The Federal Reserve last week told the world it’s in a long-term relationship with ultra-low interest rates. In the process it laid the groundwork for a lot of good stories.
The Fed: “The committee decided today to keep the target range for the federal funds rate at 0 to 1/4 percent … low rates of resource utilization and a subdued outlook for inflation over the medium run–are likely to warrant exceptionally low levels for the federal funds rate at least through late 2014.”
Translation: Interest rates, which are already at or near record lows, are going to stay that way probably until you start making plans to party like it’s about to be 2015.
For journalists on the business beat, that’s a cue to investigate such stories as whether readers are rushing to refinance their mortgages or waiting to see just how low rates can go. Nationally, mortgage refinance activity has been on the rise, according to the Mortgage Bankers Association. Mortgage refinancing now accounts for about 80% of mortgage activity these days.
“Ask economists how much lower they think mortgage rates will go,” said Martin Crutsinger, a reporter who has been covering the Fed for the Associated Press since the early 1980s.

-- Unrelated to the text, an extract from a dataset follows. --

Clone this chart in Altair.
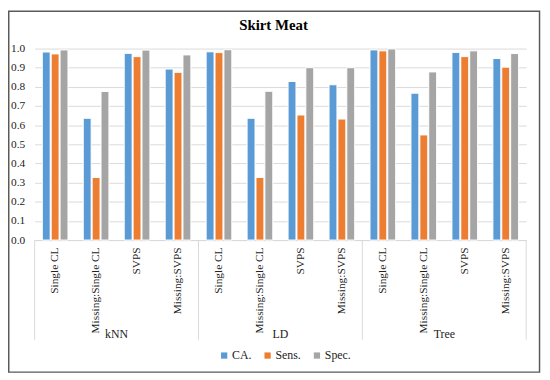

Then look for people like Mark and Jan Sass and Gloria Putnam who are refinancing their loans in hopes of mortgage-free retirements. Take a tip from the Tampa Bay Times’ Mark Puente and ask if business is booming for mortgage servicers like Andy Wood. Or see if the rush to refinance slows as fees increase later this year.

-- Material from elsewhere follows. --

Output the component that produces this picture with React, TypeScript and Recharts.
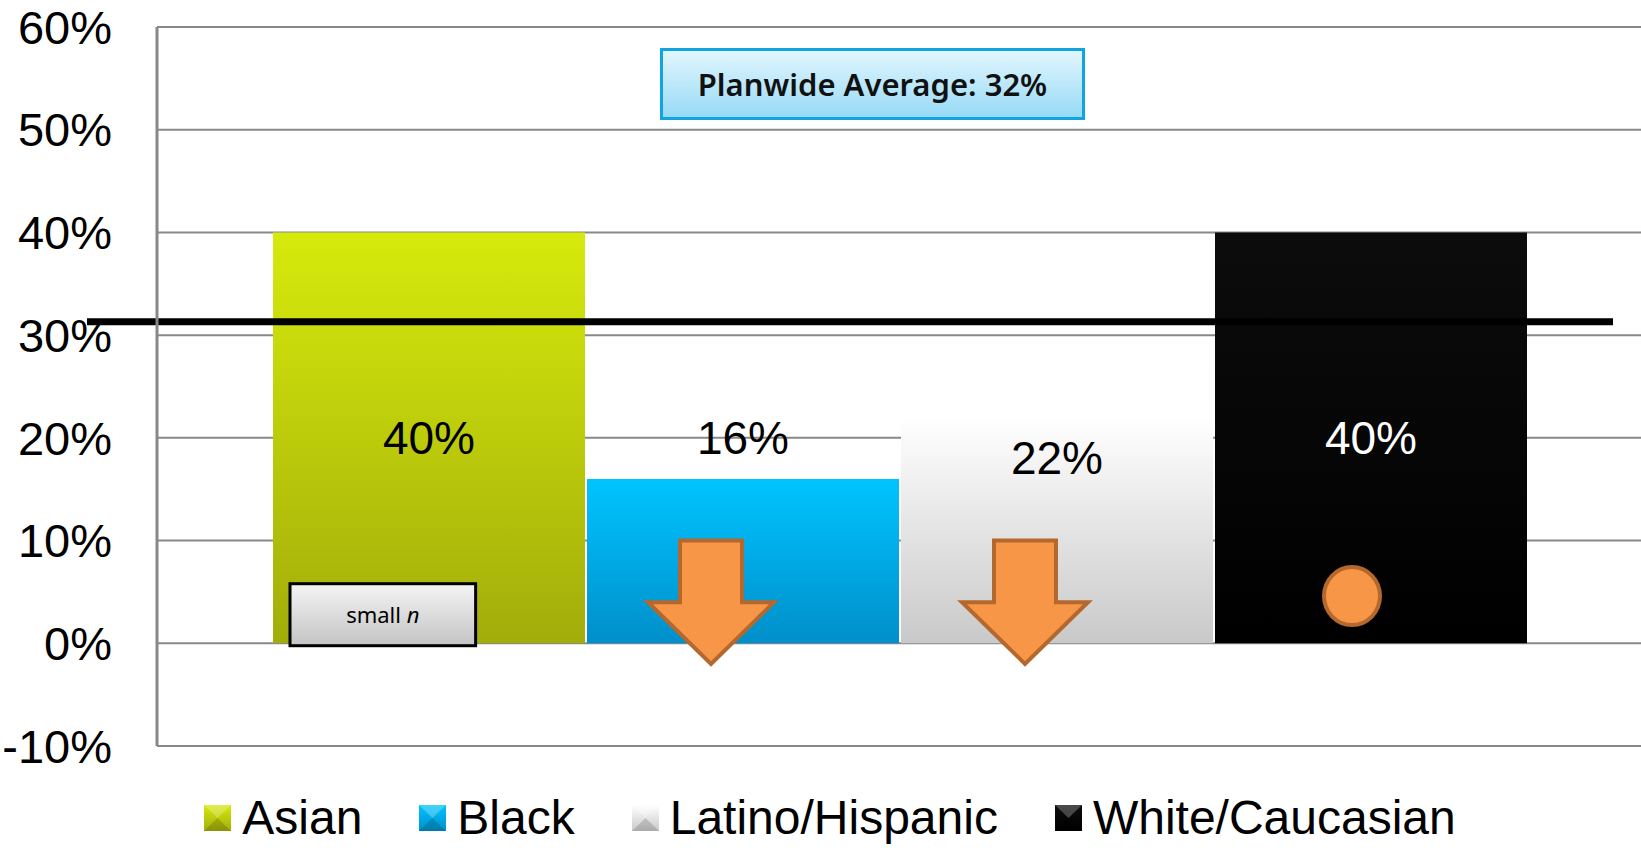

The latest Fed decision is also a nudge to examine what a long-term low-interest rate environment does to savers like Maggie Smith.

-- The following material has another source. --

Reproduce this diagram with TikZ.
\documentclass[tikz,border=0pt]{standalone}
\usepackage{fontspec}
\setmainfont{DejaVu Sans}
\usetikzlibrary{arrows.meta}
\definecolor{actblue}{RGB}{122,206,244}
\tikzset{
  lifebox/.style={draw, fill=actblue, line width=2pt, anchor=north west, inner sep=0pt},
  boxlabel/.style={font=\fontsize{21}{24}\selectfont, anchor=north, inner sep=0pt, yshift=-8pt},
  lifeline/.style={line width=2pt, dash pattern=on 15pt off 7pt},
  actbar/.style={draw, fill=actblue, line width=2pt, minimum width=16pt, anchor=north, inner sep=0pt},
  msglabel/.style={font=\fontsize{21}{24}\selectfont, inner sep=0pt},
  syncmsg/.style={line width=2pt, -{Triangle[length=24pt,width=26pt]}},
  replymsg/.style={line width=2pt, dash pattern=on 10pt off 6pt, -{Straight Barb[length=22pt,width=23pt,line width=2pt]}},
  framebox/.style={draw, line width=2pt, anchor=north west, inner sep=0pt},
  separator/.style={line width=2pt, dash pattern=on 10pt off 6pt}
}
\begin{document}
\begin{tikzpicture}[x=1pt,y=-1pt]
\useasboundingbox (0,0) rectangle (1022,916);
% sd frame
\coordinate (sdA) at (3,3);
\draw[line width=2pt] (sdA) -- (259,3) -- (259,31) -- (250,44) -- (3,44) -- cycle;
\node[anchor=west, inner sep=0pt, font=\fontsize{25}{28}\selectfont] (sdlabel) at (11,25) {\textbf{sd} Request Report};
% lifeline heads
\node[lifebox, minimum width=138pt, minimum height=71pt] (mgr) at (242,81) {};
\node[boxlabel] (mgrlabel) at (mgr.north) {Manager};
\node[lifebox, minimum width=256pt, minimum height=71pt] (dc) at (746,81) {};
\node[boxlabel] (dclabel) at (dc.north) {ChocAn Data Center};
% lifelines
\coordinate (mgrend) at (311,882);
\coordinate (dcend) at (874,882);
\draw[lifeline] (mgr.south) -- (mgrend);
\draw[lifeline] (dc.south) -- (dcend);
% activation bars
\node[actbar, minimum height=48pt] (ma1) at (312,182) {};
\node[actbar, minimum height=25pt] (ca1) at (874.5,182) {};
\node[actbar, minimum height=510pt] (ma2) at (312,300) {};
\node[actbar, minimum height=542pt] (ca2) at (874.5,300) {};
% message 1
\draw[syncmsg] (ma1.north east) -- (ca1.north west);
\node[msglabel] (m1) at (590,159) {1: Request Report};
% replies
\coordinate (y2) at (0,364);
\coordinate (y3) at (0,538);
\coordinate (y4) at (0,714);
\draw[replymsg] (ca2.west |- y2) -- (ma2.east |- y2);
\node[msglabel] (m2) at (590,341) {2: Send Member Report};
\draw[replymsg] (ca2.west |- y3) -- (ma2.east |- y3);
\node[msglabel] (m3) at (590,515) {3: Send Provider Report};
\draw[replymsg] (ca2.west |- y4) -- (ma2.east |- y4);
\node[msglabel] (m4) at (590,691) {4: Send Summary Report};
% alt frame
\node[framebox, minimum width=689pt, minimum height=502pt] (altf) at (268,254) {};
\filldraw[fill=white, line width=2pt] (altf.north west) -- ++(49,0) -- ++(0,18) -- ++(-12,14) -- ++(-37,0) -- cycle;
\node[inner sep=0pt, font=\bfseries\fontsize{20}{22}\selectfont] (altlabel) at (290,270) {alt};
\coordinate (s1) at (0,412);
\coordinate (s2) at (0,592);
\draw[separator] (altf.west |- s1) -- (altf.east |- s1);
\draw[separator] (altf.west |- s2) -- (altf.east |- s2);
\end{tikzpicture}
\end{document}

Reuters reporters Karen Brettell and Steven C. Johnson describe her as a casualty of the Fed’s strategy. “For Smith and other pensioners struggling to cope with inflation higher than the rate of interest they earn on their savings, all of this amounts to, as she puts it, “being punished” for being prudent,” they write.
The federal funds rate, which is determined by the Fed’s actions, impacts the yields on savings accounts and CDs. It affects the interest rates on mortgages, credit cards, business and auto loans. A low federal funds rate can entice businesses to borrow, expand and hire – as the Fed hopes it will now – and drive consumers to borrow, spend and drive business growth.
Smith, the Sasses and Putnam are prime examples of how to put faces on what could easily be faceless stories. Smith is on the losing end of the Fed’s strategy to spur economic growth and job creation, while the Sasses, Putnam and Wood stand to benefit handsomely.
Theirs are just a few of many tales that illustrate how the U.S. central bank’s actions impact real people across the country. And their stories are crucial to telling the bigger story of how well the Fed’s strategy is working to bring the American economy roaring back.